Salt Creek is a small settlement in South Australia, located along the Coorong, and is also the location of the Coorong National Park Information Centre.

==History==
The following brief history of Salt Creek was compiled by the South Australian historian Geoffrey Manning:... There is another Salt Creek, 61 km South-East of Meningie and, 'early in 1866, Mr John Hodgkiss and others formed a small company with a capital of £500 to test the value of a supposed discovery of petroleum made near the notorious Malacha Martin’s house on the Salt Creek, by Mr W.H. Hamilton': Four men were sent out with 500 feet of boring rods and the oily substance which he had described as scum upon the surface of the water was traceable in various parts of the creek. Extensive claims were taken out and a company was formed to work a substance known as mineral caoutchouc and Mr Eustace R. Mitford was dispatched there.

Boundaries for the locality were created on 24 August 2000 for the " long established name" which is ultimately derived from a stream that flows through the locality on its way to the Coorong.

==Oil rig monument==
In 1892, a group of entrepreneurs, who believed there was oil located in the Coorong, drilled Australia's first oil well, based on the discovery of an elastic substance which was dubbed coorongite.

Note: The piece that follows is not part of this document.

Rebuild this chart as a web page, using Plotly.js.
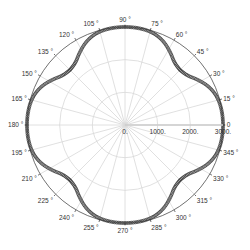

They were unsuccessful, as it was later discovered that the "oil" was in fact a flammable, compacted vegetable substance, derived from algae. A replica of the oil rig has been built as a monument to this enterprise.

==People from Salt Creek==

In 2017 the authorities discovered two young women who were kidnapped by a Salt Creek local by the name of Roman Heinze. Both girls were from overseas one was Brazilian and one was German. They were kept as sex slaves and they managed to escape and alert authorities.

==References in literature==
The novel Salt Creek by Lucy Treloar is set in the Coorong at Salt Creek in the 1850s and 1860s. It includes references to the Travellers' Rest Inn, to William and Catherine Robinson, the proprietors, and to Malachi Martin, and the real life murders committed by Martin.

==Governance==
Salt Creek is located within the federal division of Barker, the state electoral district of MacKillop and the local government area of the Coorong District Council.